With frequent travels to many different types of organizations, there's one thing I notice first when walking the hallways, presenting at meetings, or being greeted by the receptionist. That's the level of employee happiness and general satisfaction. I refer to this internal corporate barometer as an organization's "Happiness Index."
The Happiness Index is directly linked to employee engagement, which sits center stage in the world of work right now -- and for good reason. Research has repeatedly shown that engaged employees are not only better producers, but they're also more committed to the organization, achieve better business outcomes, and deliver superior levels of customer satisfaction. Since the top reason that people join or leave an organization is the relationship they have with their direct manager, leadership has a significant opportunity to impact not only employee engagement and satisfaction, but also the company's bottom-line performance. That's why I consider the Happiness Index to be an indirect path to an organization's profitability, reputation, and long-term success.
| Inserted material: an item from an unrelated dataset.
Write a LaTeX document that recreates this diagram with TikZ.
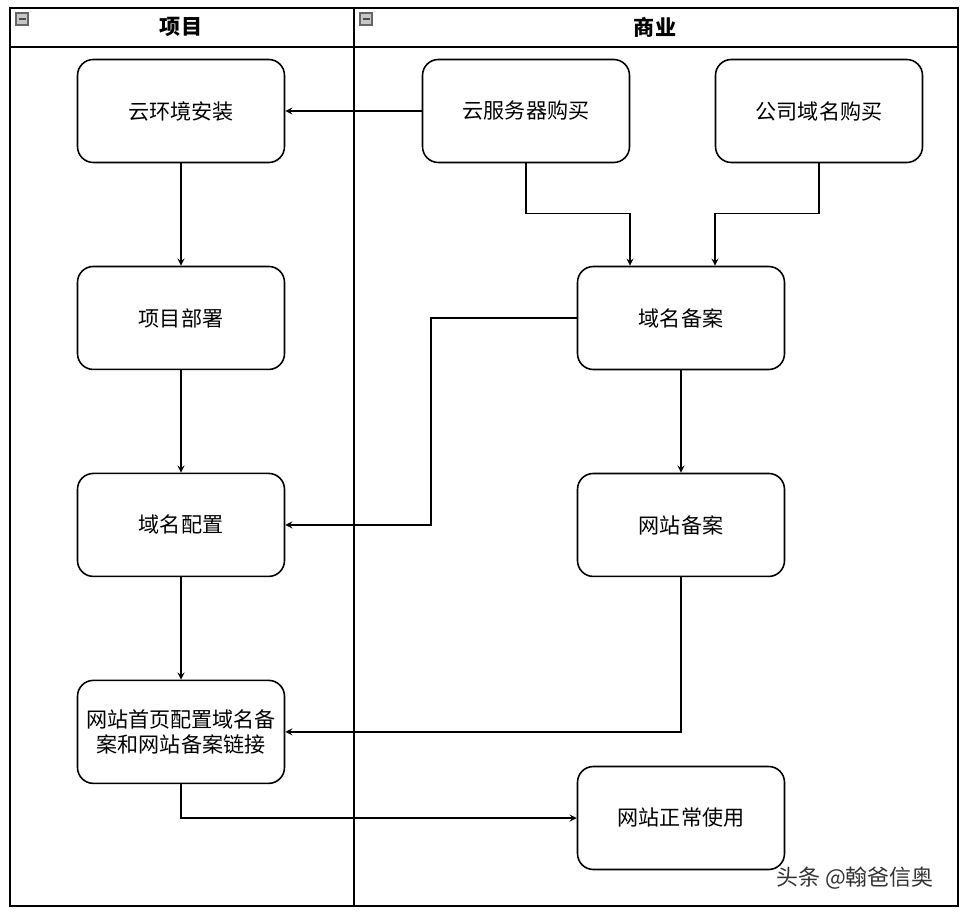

Some industries stand out as being lower on the Happiness Index than others. A recent article in Fortune noted that tech workers are less happy than workers in other sectors in nearly every category surveyed. The findings were based on a new study from Tiny Pulse, which found that the reasons behind this malaise include lack of opportunities for professional growth, lack of recognition for their work, and lack of high-quality relationships with their coworkers. While the technology industry was called out, it is not alone in encountering this challenge. In fact, other research has shown a growing trend of disengaged and dissatisfied workers across many business sectors.
With this problem so pervasive, when I see someone who is visibly engaged--or who says they love working at their company and feel that they are part of its mission--I stop and ask them why. Much of the feedback I receive points back to the following five basic leadership tenets, which are important for every leader and manager to practice in their day-to-day interactions with their teams:
- Offer opportunities for continuous growth. What truly motivates most employees is to continue learning through cross-functional experiences, observing others outside their division and having opportunities beyond their day-to-day job or office. Such experiences give people a chance to learn from others, while broadening their perspective on how to expand their skills or improve the business. A great example of how to provide growth opportunities is through sponsorship. Expose your top talent to projects that are visible to senior leaders, have them present information at your next board meeting, or let them connect with your network to gain a broader understanding of the business. In short, give them tools to help them succeed at their specialties, and offer a less rigid work environment that facilitates stretch opportunities and new experiences.
- Clarity. When SHAMBAUGH surveyed the leadership capacity and culture of our client organizations, the area of "clarity" emerged as one of the biggest gaps in many companies. Throughout the organization, all employees need not only a solid understanding of their personal goals and work preferences, but also must know how their role contributes to the overall success of the company. Be intentional and transparent about openly communicating how each person's role plays into the bigger picture of organizational goals. Communicate progressive steps to reach larger goals on a regular basis.
- Demonstrate commitment and fairness. Engaged employees aren't just motivated by money, status, or power--they care about shared values, trust, mission, and purpose. They want to learn and grow with people they respect, and who respect them in return. A healthy paycheck, raise, or bonus may make people happy initially, but research has shown that when employees are rewarded with more money, it doesn't pay off in the long run. In fact, after a short honeymoon period, many leave the company just a few years after receiving a financial incentive. A more effective strategy to encourage internal motivation is to create fair hiring practices, an evolved and compelling culture, and HR systems that demonstrate the commitment to all employees' growth, well-being, and professional advancement.
- Give feedback. Whether working with our clients at SHAMBAUGH or gaining feedback from employees, one of the top frustrations heard is lack of feedback. It's easy to let people know when they have done a good job; however, we tend to shy away from the difficult conversation: constructive criticism. When provided with comprehensive feedback on growth opportunities as well as areas of mastery, employees will not only gain more confidence but will have a better chance to learn and grow. I always had greater respect for those who provided feedback--whether positive or constructively negative. Feedback lets employees know that someone is invested in their success, which drives up employee happiness and leads to greater productivity.
- Recognize the "wow" factor. Many employees work hard to impress their organizations with their initiative and strategic thinking, yet go largely unrecognized for their efforts. If someone has gone above and beyond, take time to acknowledge the "wow" factor reflected by hard efforts and good work. One client organization has a formalized venue for acknowledging employees' unique accomplishments and ideas. By supporting your teams in this way, you'll cultivate a culture of appreciation, which will facilitate higher levels of engagement.
Do you know your team's or organization's Happiness Index? If not, walk the hallways and ask people, "Do you love working here? If so, why -- and if not, why not?" Following the five tenets above may help boost a languishing Happiness Index -- and make you a better leader in the process.